Israel-Palestine: Obama’s Renunciation

Outwardly, nothing has changed. Barack Obama still thinks that the creation of a Palestinian state will repair a historic injustice and assure the security to which Israel has the right. He still thinks that “the occupation” is no more of a solution than “the expulsion” of the Palestinians. He still thinks that peace between these two peoples is “possible.”

From the Cairo speech that he delivered in June 2009 to the one in Jerusalem on Thursday, March 21, only one phrase disappeared, but it is essential. In the Egyptian capital, after having insisted on the importance of an Israeli-Palestinian agreement, Mr. Obama had assured listeners that he intended “to personally pursue this outcome with all the patience and dedication that the task requires.”

At the conference center of the city that Israeli authorities consider their indivisible capital, the president of the world’s biggest superpower dressed a renunciation as skillfully as possible. The White House does not want to deal with the Israeli-Palestinian conflict anymore.

Clearly Mr. Obama does not wish to risk another failure such as the one recorded during his first term, when he obtained a partial and temporary freeze of Israeli colonization of the West Bank, which satisfied no one and triggered no momentum.

It is to his secretary of state that he turns now to try to reconcile two camps as distant as they have ever been in the past two decades. Very experienced, the former Massachusetts senator is by no means without character or qualities, but he unfortunately does not have the political capital of a president of the United States — even while in four years the colonization has not ceased to advance.

In Jerusalem, Mr. Obama urged the Israelis to “put [themselves] in the shoes” of the Palestinians to understand their frustrations, before inviting them to incite their policy makers to pursue the painful compromise of peace.

Nonetheless, it has been a long time since, out of ideology or weariness, the Israelis chased the Palestinians from their horizon into Gaza or the self-administrated pockets of the West Bank. When the Israeli youth mobilizes itself, as we were able to see in the summer of 2011, it is to denounce social injustices, not colonization. And the Israeli elections have not been referendums on peace for a long time, as was the case again in January.

The American retreat from the question of Palestine today closes the parenthesis of Oslo, a process initiated 20 years ago following the first U.S. intervention in Iraq. The United States committed to sponsoring a dialogue between Israelis and Palestinians that would lead to peace. That time is over.

This retreat will last until a major crisis requires the United States to re-engage.
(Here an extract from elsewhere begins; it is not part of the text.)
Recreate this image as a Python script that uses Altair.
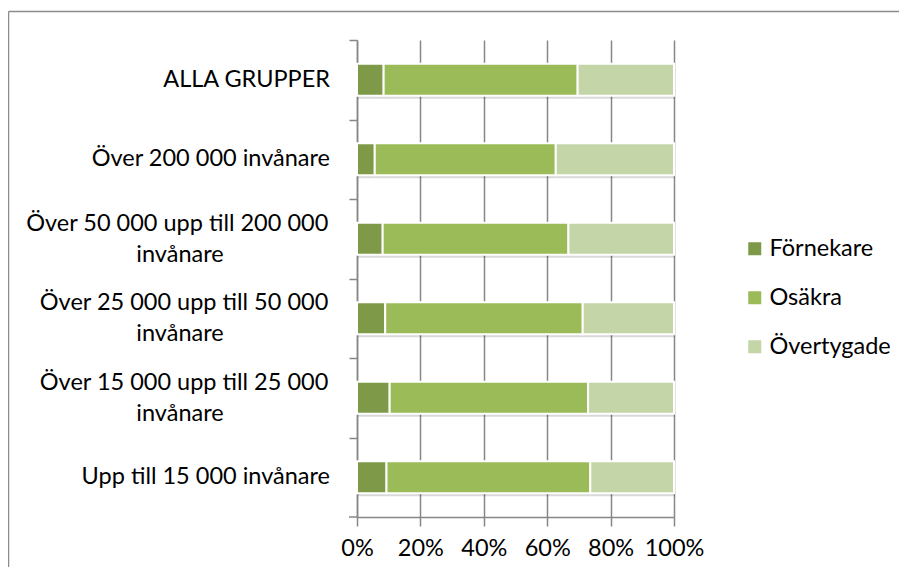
import altair as alt
import pandas as pd

categories = [
    "ALLA GRUPPER",
    "Över 200 000 invånare",
    "Över 50 000 upp till 200 000 invånare",
    "Över 25 000 upp till 50 000 invånare",
    "Över 15 000 upp till 25 000 invånare",
    "Upp till 15 000 invånare",
]
series = ["Förnekare", "Osäkra", "Övertygade"]
fornekare = [8.4, 5.6, 8.1, 8.9, 10.3, 9.3]
osakra = [61.2, 57.1, 58.6, 62.3, 62.6, 64.3]
overtygade = [30.4, 37.3, 33.3, 28.8, 27.1, 26.4]
colors = ["#7E9A48", "#9BBB59", "#C4D6A7"]
x_ticks = [0, 20, 40, 60, 80, 100]

rows = []
for i, c in enumerate(categories):
    for k, (s, vals) in enumerate(zip(series, [fornekare, osakra, overtygade])):
        rows.append({"grupp": c, "serie": s, "andel": vals[i], "ordning": k})
df = pd.DataFrame(rows)
label_df = pd.DataFrame({"grupp": categories})
frame_df = pd.DataFrame({"ram": [0]})

FONT = "Lato"
FS = 23.5
W, H = 317, 477
STEP = H / len(categories)
GRID = "#878787"

y_scale = alt.Scale(domain=categories, paddingInner=0.6, paddingOuter=0.3)
x_scale = alt.Scale(domain=[0, 100], nice=False)

y_axis = alt.Axis(
    title=None,
    labels=False,
    tickOffset=-STEP / 2,
    tickSize=8,
    tickColor=GRID,
    tickWidth=1.5,
    domainColor=GRID,
    domainWidth=1.5,
    grid=False,
)

x_axis = alt.Axis(
    title=None,
    values=x_ticks,
    labelExpr="datum.value + '%'",
    labelOverlap=False,
    labelFlush=False,
    grid=True,
    gridColor=GRID,
    gridWidth=1.5,
    domainColor=GRID,
    domainWidth=1.5,
    tickColor=GRID,
    tickWidth=1.5,
    tickSize=9,
    labelFont=FONT,
    labelFontSize=FS,
    labelColor="black",
    labelPadding=10,
)

Y = alt.Y("grupp:N", sort=categories, scale=y_scale, axis=y_axis)

base = alt.Chart(df)

shadow = base.transform_aggregate(
    total="sum(andel)", groupby=["grupp"]
).mark_bar(color="black", opacity=0.15, yOffset=3, xOffset=1).encode(
    y=Y,
    x=alt.X("total:Q", scale=x_scale, axis=x_axis),
)

bars = base.mark_bar(stroke="white", strokeWidth=2).encode(
    y=Y,
    x=alt.X("andel:Q", stack="zero", scale=x_scale, axis=x_axis),
    color=alt.Color(
        "serie:N",
        scale=alt.Scale(domain=series, range=colors),
        legend=alt.Legend(
            title=None,
            orient="none",
            legendX=386,
            legendY=197,
            symbolType="square",
            symbolSize=169,
            symbolStrokeWidth=0,
            labelFont=FONT,
            labelFontSize=FS,
            labelColor="black",
            labelOffset=3,
            rowPadding=24,
            padding=0,
        ),
    ),
    order=alt.Order("ordning:Q"),
)

# category labels drawn as text beside the y axis
lab = alt.Chart(label_df).transform_calculate(
    two="length(datum.grupp) > 30",
    line1="length(datum.grupp) > 30 ? substring(datum.grupp, 0, lastindexof(datum.grupp, ' ')) : datum.grupp",
    line2="substring(datum.grupp, lastindexof(datum.grupp, ' ') + 1)",
)
text_kw = dict(font=FONT, fontSize=FS, color="black", baseline="middle")

single = lab.transform_filter("!datum.two").mark_text(align="right", **text_kw).encode(
    y=Y, x=alt.value(-27), text="line1:N"
)
first = lab.transform_filter("datum.two").mark_text(align="right", dy=-15, **text_kw).encode(
    y=Y, x=alt.value(-28.7), text="line1:N"
)
second = lab.transform_filter("datum.two").mark_text(align="center", dy=16, **text_kw).encode(
    y=Y, x=alt.value(-177), text="line2:N"
)

# last category tick at the bottom of the y axis
bottom_tick = alt.Chart(frame_df).mark_rule(color=GRID, strokeWidth=1.5).encode(
    x=alt.value(-8), x2=alt.value(0), y=alt.value(H)
)

frame_top = alt.Chart(frame_df).mark_rule(color="#8C8C8C", strokeWidth=1.5).encode(
    x=alt.value(-348.5), x2=alt.value(W + 260), y=alt.value(-28.5)
)
frame_left = alt.Chart(frame_df).mark_rule(color="#8C8C8C", strokeWidth=1.5).encode(
    x=alt.value(-348.5), y=alt.value(-28.5), y2=alt.value(H + 80)
)

chart = (
    alt.layer(shadow, bars, single, first, second, bottom_tick, frame_top, frame_left)
    .properties(
        width=W,
        height=H,
        padding={"left": 349, "top": 32, "right": 225, "bottom": 50},
        autosize=alt.AutoSizeParams(type="none"),
    )
    .configure_view(strokeWidth=0)
)

chart.save("out.html", embed_options={"renderer": "svg", "actions": False})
Meanwhile it is doubtful that, left to themselves, Israelis and Palestinians will be able to overcome the trap of an asymmetrical conflict in which nothing incites the occupier to yield to the occupied.

It is in this time that the two-state solution risks dissolving fatally, tragically. Should this be the case, Obama will have been one of the most tangible gravediggers of hope for peace in the Middle East.